> Exercise brief
Print the entries that appear below, exactly as written and without their pictures.

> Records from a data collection

---

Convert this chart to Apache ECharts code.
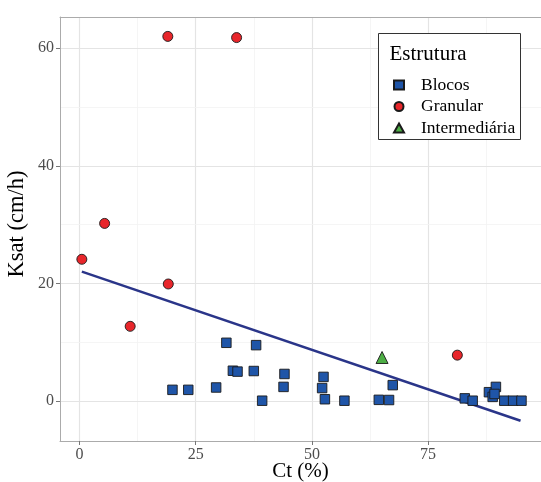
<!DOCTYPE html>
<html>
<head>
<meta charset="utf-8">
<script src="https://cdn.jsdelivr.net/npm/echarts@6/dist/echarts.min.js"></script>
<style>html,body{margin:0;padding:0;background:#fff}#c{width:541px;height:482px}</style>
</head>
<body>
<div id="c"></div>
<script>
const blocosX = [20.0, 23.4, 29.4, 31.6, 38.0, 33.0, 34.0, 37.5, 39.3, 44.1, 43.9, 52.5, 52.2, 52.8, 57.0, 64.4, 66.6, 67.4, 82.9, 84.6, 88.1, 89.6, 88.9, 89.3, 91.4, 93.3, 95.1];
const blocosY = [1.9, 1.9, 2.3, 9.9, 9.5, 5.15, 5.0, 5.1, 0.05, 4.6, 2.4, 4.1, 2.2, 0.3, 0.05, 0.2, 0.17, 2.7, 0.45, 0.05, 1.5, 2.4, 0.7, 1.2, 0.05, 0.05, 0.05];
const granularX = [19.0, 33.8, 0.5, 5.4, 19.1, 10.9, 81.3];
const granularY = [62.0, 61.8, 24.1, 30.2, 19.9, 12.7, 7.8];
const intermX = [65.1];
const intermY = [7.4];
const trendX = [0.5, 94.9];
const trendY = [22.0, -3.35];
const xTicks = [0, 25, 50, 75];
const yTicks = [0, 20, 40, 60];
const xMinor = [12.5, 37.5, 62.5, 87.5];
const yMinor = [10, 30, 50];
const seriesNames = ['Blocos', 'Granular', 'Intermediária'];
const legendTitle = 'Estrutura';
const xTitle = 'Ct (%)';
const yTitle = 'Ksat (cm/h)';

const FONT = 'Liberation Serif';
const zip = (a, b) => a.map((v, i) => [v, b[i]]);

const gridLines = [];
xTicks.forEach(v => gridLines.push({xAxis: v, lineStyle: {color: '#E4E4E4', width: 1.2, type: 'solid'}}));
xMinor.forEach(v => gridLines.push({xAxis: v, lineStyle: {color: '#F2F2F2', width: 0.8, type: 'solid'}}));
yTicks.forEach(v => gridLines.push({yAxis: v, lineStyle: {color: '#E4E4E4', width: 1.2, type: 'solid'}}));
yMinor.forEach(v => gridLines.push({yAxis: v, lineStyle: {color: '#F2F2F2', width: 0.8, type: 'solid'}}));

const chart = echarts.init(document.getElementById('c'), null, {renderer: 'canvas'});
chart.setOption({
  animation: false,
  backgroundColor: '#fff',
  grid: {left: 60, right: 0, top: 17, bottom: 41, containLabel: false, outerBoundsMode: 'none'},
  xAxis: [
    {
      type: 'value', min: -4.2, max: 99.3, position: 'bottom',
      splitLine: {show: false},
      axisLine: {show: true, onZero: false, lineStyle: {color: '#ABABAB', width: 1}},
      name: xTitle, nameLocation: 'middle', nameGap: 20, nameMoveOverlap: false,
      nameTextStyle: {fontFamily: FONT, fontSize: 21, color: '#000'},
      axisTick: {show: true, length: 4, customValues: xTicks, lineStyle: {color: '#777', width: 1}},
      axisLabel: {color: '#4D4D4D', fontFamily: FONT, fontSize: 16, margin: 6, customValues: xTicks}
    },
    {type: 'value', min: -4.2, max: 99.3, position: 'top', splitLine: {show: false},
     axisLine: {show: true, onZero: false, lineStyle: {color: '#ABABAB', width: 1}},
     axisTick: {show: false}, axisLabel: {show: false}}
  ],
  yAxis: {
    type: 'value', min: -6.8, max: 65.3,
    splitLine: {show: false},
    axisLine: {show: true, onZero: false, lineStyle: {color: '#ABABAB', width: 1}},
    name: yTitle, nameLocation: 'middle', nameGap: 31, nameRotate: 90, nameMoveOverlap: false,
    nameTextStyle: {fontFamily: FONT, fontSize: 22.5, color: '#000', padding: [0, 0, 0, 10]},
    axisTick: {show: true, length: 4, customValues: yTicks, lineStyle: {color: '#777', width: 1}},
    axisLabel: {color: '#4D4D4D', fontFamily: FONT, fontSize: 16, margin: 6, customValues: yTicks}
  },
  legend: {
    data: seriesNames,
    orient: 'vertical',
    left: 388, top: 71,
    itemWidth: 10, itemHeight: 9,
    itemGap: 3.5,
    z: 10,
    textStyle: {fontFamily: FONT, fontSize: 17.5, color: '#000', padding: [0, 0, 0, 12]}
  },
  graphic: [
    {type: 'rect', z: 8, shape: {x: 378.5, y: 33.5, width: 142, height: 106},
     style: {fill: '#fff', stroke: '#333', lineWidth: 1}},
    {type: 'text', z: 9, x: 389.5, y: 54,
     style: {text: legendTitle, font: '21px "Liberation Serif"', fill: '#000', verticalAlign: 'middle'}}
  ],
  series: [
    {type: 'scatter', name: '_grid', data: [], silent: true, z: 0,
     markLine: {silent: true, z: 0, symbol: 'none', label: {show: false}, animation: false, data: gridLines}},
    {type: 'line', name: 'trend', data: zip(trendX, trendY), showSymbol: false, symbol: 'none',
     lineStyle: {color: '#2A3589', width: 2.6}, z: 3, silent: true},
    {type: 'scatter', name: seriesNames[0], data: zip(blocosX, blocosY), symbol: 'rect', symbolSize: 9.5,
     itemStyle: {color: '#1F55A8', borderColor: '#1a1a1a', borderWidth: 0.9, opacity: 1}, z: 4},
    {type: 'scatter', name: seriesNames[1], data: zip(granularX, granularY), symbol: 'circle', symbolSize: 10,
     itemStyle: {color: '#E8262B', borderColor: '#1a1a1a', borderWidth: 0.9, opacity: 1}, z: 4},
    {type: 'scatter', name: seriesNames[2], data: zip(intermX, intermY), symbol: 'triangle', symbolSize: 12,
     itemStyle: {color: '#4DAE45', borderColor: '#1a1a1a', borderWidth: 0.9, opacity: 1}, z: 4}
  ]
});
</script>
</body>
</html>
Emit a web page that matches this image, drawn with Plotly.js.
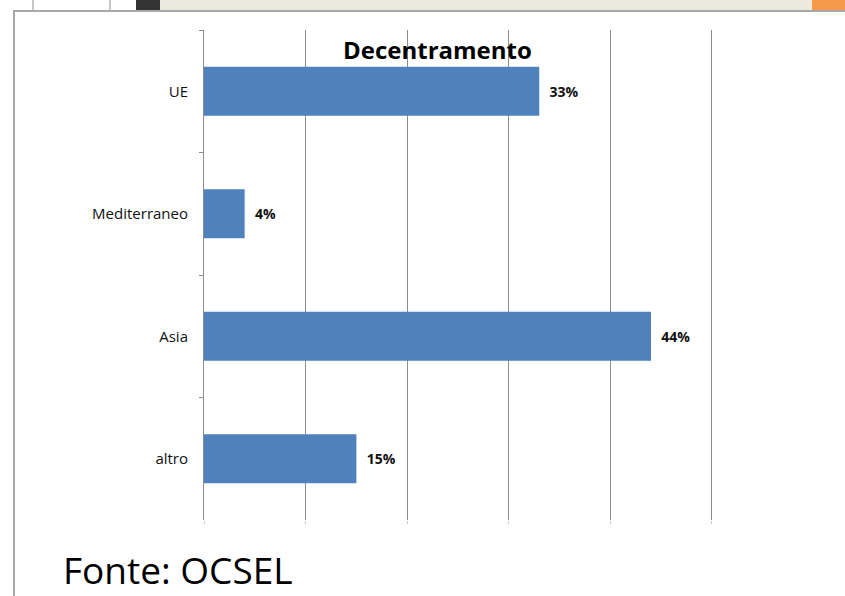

---

> Written response
Convert this chart to Apache ECharts code.
<!DOCTYPE html>
<html>
<head>
<meta charset="utf-8">
<script src="https://cdn.jsdelivr.net/npm/echarts@6/dist/echarts.min.js"></script>
<style>html,body{margin:0;padding:0;background:#fff}#c{width:541px;height:482px}</style>
</head>
<body>
<div id="c"></div>
<script>
const blocosX = [20.0, 23.4, 29.4, 31.6, 38.0, 33.0, 34.0, 37.5, 39.3, 44.1, 43.9, 52.5, 52.2, 52.8, 57.0, 64.4, 66.6, 67.4, 82.9, 84.6, 88.1, 89.6, 88.9, 89.3, 91.4, 93.3, 95.1];
const blocosY = [1.9, 1.9, 2.3, 9.9, 9.5, 5.15, 5.0, 5.1, 0.05, 4.6, 2.4, 4.1, 2.2, 0.3, 0.05, 0.2, 0.17, 2.7, 0.45, 0.05, 1.5, 2.4, 0.7, 1.2, 0.05, 0.05, 0.05];
const granularX = [19.0, 33.8, 0.5, 5.4, 19.1, 10.9, 81.3];
const granularY = [62.0, 61.8, 24.1, 30.2, 19.9, 12.7, 7.8];
const intermX = [65.1];
const intermY = [7.4];
const trendX = [0.5, 94.9];
const trendY = [22.0, -3.35];
const xTicks = [0, 25, 50, 75];
const yTicks = [0, 20, 40, 60];
const xMinor = [12.5, 37.5, 62.5, 87.5];
const yMinor = [10, 30, 50];
const seriesNames = ['Blocos', 'Granular', 'Intermediária'];
const legendTitle = 'Estrutura';
const xTitle = 'Ct (%)';
const yTitle = 'Ksat (cm/h)';

const FONT = 'Liberation Serif';
const zip = (a, b) => a.map((v, i) => [v, b[i]]);

const gridLines = [];
xTicks.forEach(v => gridLines.push({xAxis: v, lineStyle: {color: '#E4E4E4', width: 1.2, type: 'solid'}}));
xMinor.forEach(v => gridLines.push({xAxis: v, lineStyle: {color: '#F2F2F2', width: 0.8, type: 'solid'}}));
yTicks.forEach(v => gridLines.push({yAxis: v, lineStyle: {color: '#E4E4E4', width: 1.2, type: 'solid'}}));
yMinor.forEach(v => gridLines.push({yAxis: v, lineStyle: {color: '#F2F2F2', width: 0.8, type: 'solid'}}));

const chart = echarts.init(document.getElementById('c'), null, {renderer: 'canvas'});
chart.setOption({
  animation: false,
  backgroundColor: '#fff',
  grid: {left: 60, right: 0, top: 17, bottom: 41, containLabel: false, outerBoundsMode: 'none'},
  xAxis: [
    {
      type: 'value', min: -4.2, max: 99.3, position: 'bottom',
      splitLine: {show: false},
      axisLine: {show: true, onZero: false, lineStyle: {color: '#ABABAB', width: 1}},
      name: xTitle, nameLocation: 'middle', nameGap: 20, nameMoveOverlap: false,
      nameTextStyle: {fontFamily: FONT, fontSize: 21, color: '#000'},
      axisTick: {show: true, length: 4, customValues: xTicks, lineStyle: {color: '#777', width: 1}},
      axisLabel: {color: '#4D4D4D', fontFamily: FONT, fontSize: 16, margin: 6, customValues: xTicks}
    },
    {type: 'value', min: -4.2, max: 99.3, position: 'top', splitLine: {show: false},
     axisLine: {show: true, onZero: false, lineStyle: {color: '#ABABAB', width: 1}},
     axisTick: {show: false}, axisLabel: {show: false}}
  ],
  yAxis: {
    type: 'value', min: -6.8, max: 65.3,
    splitLine: {show: false},
    axisLine: {show: true, onZero: false, lineStyle: {color: '#ABABAB', width: 1}},
    name: yTitle, nameLocation: 'middle', nameGap: 31, nameRotate: 90, nameMoveOverlap: false,
    nameTextStyle: {fontFamily: FONT, fontSize: 22.5, color: '#000', padding: [0, 0, 0, 10]},
    axisTick: {show: true, length: 4, customValues: yTicks, lineStyle: {color: '#777', width: 1}},
    axisLabel: {color: '#4D4D4D', fontFamily: FONT, fontSize: 16, margin: 6, customValues: yTicks}
  },
  legend: {
    data: seriesNames,
    orient: 'vertical',
    left: 388, top: 71,
    itemWidth: 10, itemHeight: 9,
    itemGap: 3.5,
    z: 10,
    textStyle: {fontFamily: FONT, fontSize: 17.5, color: '#000', padding: [0, 0, 0, 12]}
  },
  graphic: [
    {type: 'rect', z: 8, shape: {x: 378.5, y: 33.5, width: 142, height: 106},
     style: {fill: '#fff', stroke: '#333', lineWidth: 1}},
    {type: 'text', z: 9, x: 389.5, y: 54,
     style: {text: legendTitle, font: '21px "Liberation Serif"', fill: '#000', verticalAlign: 'middle'}}
  ],
  series: [
    {type: 'scatter', name: '_grid', data: [], silent: true, z: 0,
     markLine: {silent: true, z: 0, symbol: 'none', label: {show: false}, animation: false, data: gridLines}},
    {type: 'line', name: 'trend', data: zip(trendX, trendY), showSymbol: false, symbol: 'none',
     lineStyle: {color: '#2A3589', width: 2.6}, z: 3, silent: true},
    {type: 'scatter', name: seriesNames[0], data: zip(blocosX, blocosY), symbol: 'rect', symbolSize: 9.5,
     itemStyle: {color: '#1F55A8', borderColor: '#1a1a1a', borderWidth: 0.9, opacity: 1}, z: 4},
    {type: 'scatter', name: seriesNames[1], data: zip(granularX, granularY), symbol: 'circle', symbolSize: 10,
     itemStyle: {color: '#E8262B', borderColor: '#1a1a1a', borderWidth: 0.9, opacity: 1}, z: 4},
    {type: 'scatter', name: seriesNames[2], data: zip(intermX, intermY), symbol: 'triangle', symbolSize: 12,
     itemStyle: {color: '#4DAE45', borderColor: '#1a1a1a', borderWidth: 0.9, opacity: 1}, z: 4}
  ]
});
</script>
</body>
</html>
Emit a web page that matches this image, drawn with Plotly.js.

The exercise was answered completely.